■ **EXERCISE AIM**:
Quote every line of the data below as it stands, omitting pictures.

■ **AVAILABLE DATA**:
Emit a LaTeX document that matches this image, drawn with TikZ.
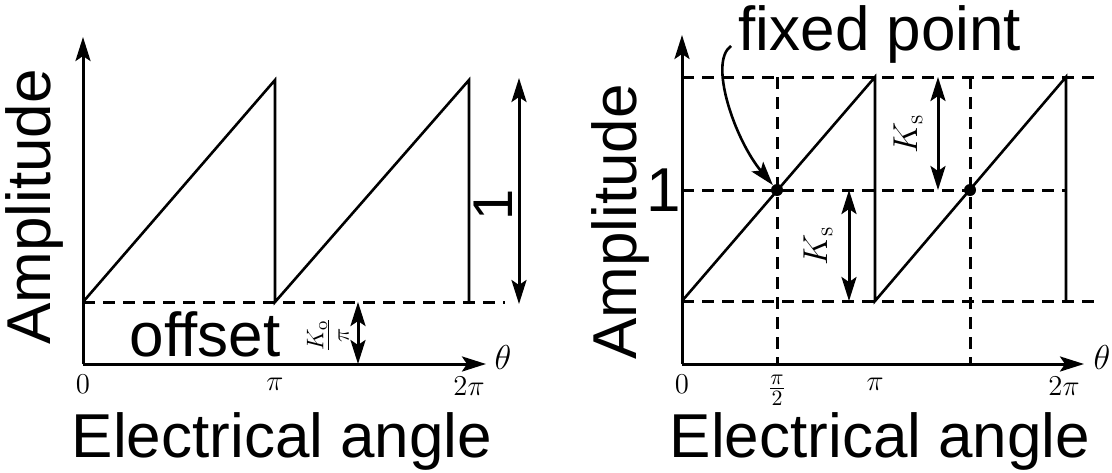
\documentclass[tikz,border=0pt]{standalone}
\usepackage[no-math]{fontspec}
\newfontfamily\jp{Liberation Sans}
\usetikzlibrary{arrows.meta}
\tikzset{
  tipS/.tip={Stealth[length=12pt,width=7.5pt,inset=2.5pt]},
  axis/.style={line width=1.5pt,-tipS},
  saw/.style={line width=1.3pt,line join=miter},
  dashln/.style={line width=1.5pt,dash pattern=on 6pt off 4pt},
  dim/.style={line width=1.5pt,tipS-tipS},
  big/.style={font=\jp\fontsize{31}{36}\selectfont,inner sep=0pt},
  lab/.style={font=\fontsize{15}{17}\selectfont,inner sep=0pt},
  dot/.style={circle,fill=black,inner sep=0pt,minimum size=6pt}
}
\begin{document}
\begin{tikzpicture}[x=0.5pt,y=-0.5pt]
\useasboundingbox (0,0) rectangle (1112,472);
% ---------- left plot ----------
\coordinate (lo) at (83,364);
\coordinate (lytip) at (83,37);
\coordinate (lxtip) at (486,364);
\coordinate (lb0) at (83,302);
\coordinate (lp1) at (275,80);
\coordinate (lb1) at (275,302);
\coordinate (lp2) at (469,80);
\coordinate (lb2) at (469,302);
\coordinate (ldend) at (505,302);
\coordinate (lat) at (519,78);
\coordinate (lab) at (519,304);
\coordinate (lot) at (358,302);
\coordinate (lob) at (358,364);
\draw[dashln] (lb0) -- (ldend);
\draw[saw] (lb0) -- (lp1) -- (lb1) -- (lp2) -- (lb2);
\draw[axis] (lo) -- (lytip);
\draw[axis] (lo) -- (lxtip);
\draw[dim] (lat) -- (lab);
\draw[dim] (lot) -- (lob);
\node[big,rotate=90] (lamp) at (34,207) {Amplitude};
\node[big] (lel) at (282,441) {Electrical angle};
\node[big] (loff) at (205,334) {offset};
\node[big,rotate=90,font=\jp\fontsize{28}{32}\selectfont] (lone) at (493,205) {1};
\node[lab,rotate=90,font=\fontsize{18}{20}\selectfont] (lko) at (328,335) {$\frac{K_{\mathrm{o}}}{\pi}$};
\node[lab,font=\fontsize{17}{19}\selectfont] (lth) at (503,357) {$\theta$};
\node[lab] (l0) at (83,384) {$0$};
\node[lab] (lpi) at (275,384) {$\pi$};
\node[lab] (l2pi) at (469,386) {$2\pi$};
% ---------- right plot ----------
\coordinate (ro) at (682,364);
\coordinate (rytip) at (682,35);
\coordinate (rxtip) at (1084,364);
\coordinate (rt0) at (682,77);
\coordinate (rtend) at (1100,77);
\coordinate (rm0) at (682,190);
\coordinate (rmend) at (1066,190);
\coordinate (rb0) at (682,301);
\coordinate (rbend) at (1100,301);
\coordinate (rv1t) at (777,77);
\coordinate (rv1b) at (777,364);
\coordinate (rv2t) at (970,77);
\coordinate (rv2b) at (970,364);
\coordinate (rp1) at (875,77);
\coordinate (rb1) at (875,301);
\coordinate (rp2) at (1066,77);
\coordinate (rb2) at (1066,301);
\draw[dashln] (rt0) -- (rtend);
\draw[dashln] (rm0) -- (rmend);
\draw[dashln] (rb0) -- (rbend);
\draw[dashln] (rv1t) -- (rv1b);
\draw[dashln] (rv2t) -- (rv2b);
\draw[saw] (rb0) -- (rp1) -- (rb1) -- (rp2) -- (rb2);
\draw[axis] (ro) -- (rytip);
\draw[axis] (ro) -- (rxtip);
\node[dot] (fp1) at (777,190) {};
\node[dot] (fp2) at (970,190) {};
\coordinate (ka1) at (938,77);
\coordinate (ka2) at (938,190);
\coordinate (kb1) at (849,190);
\coordinate (kb2) at (849,301);
\draw[dim] (ka1) -- (ka2);
\draw[dim] (kb1) -- (kb2);
\node[lab,rotate=90,font=\fontsize{17}{19}\selectfont] (rks1) at (908,134) {$K_{\mathrm{s}}$};
\node[lab,rotate=90,font=\fontsize{17}{19}\selectfont] (rks2) at (818,246) {$K_{\mathrm{s}}$};
\node[big,rotate=90] (ramp) at (620,222) {Amplitude};
\node[big] (rel) at (880,441) {Electrical angle};
\node[big] (rfix) at (880,34) {fixed point};
\node[big] (rone) at (664,190) {1};
\coordinate (cstart) at (731,46);
\draw[line width=1.3pt,-tipS] (cstart) .. controls (708,62) and (735,140) .. (fp1);
\node[lab,font=\fontsize{17}{19}\selectfont] (rth) at (1102,357) {$\theta$};
\node[lab] (r0) at (682,384) {$0$};
\node[lab] (rpi2) at (777,390) {$\frac{\pi}{2}$};
\node[lab] (rpi) at (875,384) {$\pi$};
\node[lab] (r2pi) at (1064,386) {$2\pi$};
\end{tikzpicture}
\end{document}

■ **REPLY**:
Emit a LaTeX document that matches this image, drawn with TikZ.
\documentclass[tikz,border=0pt]{standalone}
\usepackage[no-math]{fontspec}
\newfontfamily\jp{Liberation Sans}
\usetikzlibrary{arrows.meta}
\tikzset{
  tipS/.tip={Stealth[length=12pt,width=7.5pt,inset=2.5pt]},
  axis/.style={line width=1.5pt,-tipS},
  saw/.style={line width=1.3pt,line join=miter},
  dashln/.style={line width=1.5pt,dash pattern=on 6pt off 4pt},
  dim/.style={line width=1.5pt,tipS-tipS},
  big/.style={font=\jp\fontsize{31}{36}\selectfont,inner sep=0pt},
  lab/.style={font=\fontsize{15}{17}\selectfont,inner sep=0pt},
  dot/.style={circle,fill=black,inner sep=0pt,minimum size=6pt}
}
\begin{document}
\begin{tikzpicture}[x=0.5pt,y=-0.5pt]
\useasboundingbox (0,0) rectangle (1112,472);
% ---------- left plot ----------
\coordinate (lo) at (83,364);
\coordinate (lytip) at (83,37);
\coordinate (lxtip) at (486,364);
\coordinate (lb0) at (83,302);
\coordinate (lp1) at (275,80);
\coordinate (lb1) at (275,302);
\coordinate (lp2) at (469,80);
\coordinate (lb2) at (469,302);
\coordinate (ldend) at (505,302);
\coordinate (lat) at (519,78);
\coordinate (lab) at (519,304);
\coordinate (lot) at (358,302);
\coordinate (lob) at (358,364);
\draw[dashln] (lb0) -- (ldend);
\draw[saw] (lb0) -- (lp1) -- (lb1) -- (lp2) -- (lb2);
\draw[axis] (lo) -- (lytip);
\draw[axis] (lo) -- (lxtip);
\draw[dim] (lat) -- (lab);
\draw[dim] (lot) -- (lob);
\node[big,rotate=90] (lamp) at (34,207) {Amplitude};
\node[big] (lel) at (282,441) {Electrical angle};
\node[big] (loff) at (205,334) {offset};
\node[big,rotate=90,font=\jp\fontsize{28}{32}\selectfont] (lone) at (493,205) {1};
\node[lab,rotate=90,font=\fontsize{18}{20}\selectfont] (lko) at (328,335) {$\frac{K_{\mathrm{o}}}{\pi}$};
\node[lab,font=\fontsize{17}{19}\selectfont] (lth) at (503,357) {$\theta$};
\node[lab] (l0) at (83,384) {$0$};
\node[lab] (lpi) at (275,384) {$\pi$};
\node[lab] (l2pi) at (469,386) {$2\pi$};
% ---------- right plot ----------
\coordinate (ro) at (682,364);
\coordinate (rytip) at (682,35);
\coordinate (rxtip) at (1084,364);
\coordinate (rt0) at (682,77);
\coordinate (rtend) at (1100,77);
\coordinate (rm0) at (682,190);
\coordinate (rmend) at (1066,190);
\coordinate (rb0) at (682,301);
\coordinate (rbend) at (1100,301);
\coordinate (rv1t) at (777,77);
\coordinate (rv1b) at (777,364);
\coordinate (rv2t) at (970,77);
\coordinate (rv2b) at (970,364);
\coordinate (rp1) at (875,77);
\coordinate (rb1) at (875,301);
\coordinate (rp2) at (1066,77);
\coordinate (rb2) at (1066,301);
\draw[dashln] (rt0) -- (rtend);
\draw[dashln] (rm0) -- (rmend);
\draw[dashln] (rb0) -- (rbend);
\draw[dashln] (rv1t) -- (rv1b);
\draw[dashln] (rv2t) -- (rv2b);
\draw[saw] (rb0) -- (rp1) -- (rb1) -- (rp2) -- (rb2);
\draw[axis] (ro) -- (rytip);
\draw[axis] (ro) -- (rxtip);
\node[dot] (fp1) at (777,190) {};
\node[dot] (fp2) at (970,190) {};
\coordinate (ka1) at (938,77);
\coordinate (ka2) at (938,190);
\coordinate (kb1) at (849,190);
\coordinate (kb2) at (849,301);
\draw[dim] (ka1) -- (ka2);
\draw[dim] (kb1) -- (kb2);
\node[lab,rotate=90,font=\fontsize{17}{19}\selectfont] (rks1) at (908,134) {$K_{\mathrm{s}}$};
\node[lab,rotate=90,font=\fontsize{17}{19}\selectfont] (rks2) at (818,246) {$K_{\mathrm{s}}$};
\node[big,rotate=90] (ramp) at (620,222) {Amplitude};
\node[big] (rel) at (880,441) {Electrical angle};
\node[big] (rfix) at (880,34) {fixed point};
\node[big] (rone) at (664,190) {1};
\coordinate (cstart) at (731,46);
\draw[line width=1.3pt,-tipS] (cstart) .. controls (708,62) and (735,140) .. (fp1);
\node[lab,font=\fontsize{17}{19}\selectfont] (rth) at (1102,357) {$\theta$};
\node[lab] (r0) at (682,384) {$0$};
\node[lab] (rpi2) at (777,390) {$\frac{\pi}{2}$};
\node[lab] (rpi) at (875,384) {$\pi$};
\node[lab] (r2pi) at (1064,386) {$2\pi$};
\end{tikzpicture}
\end{document}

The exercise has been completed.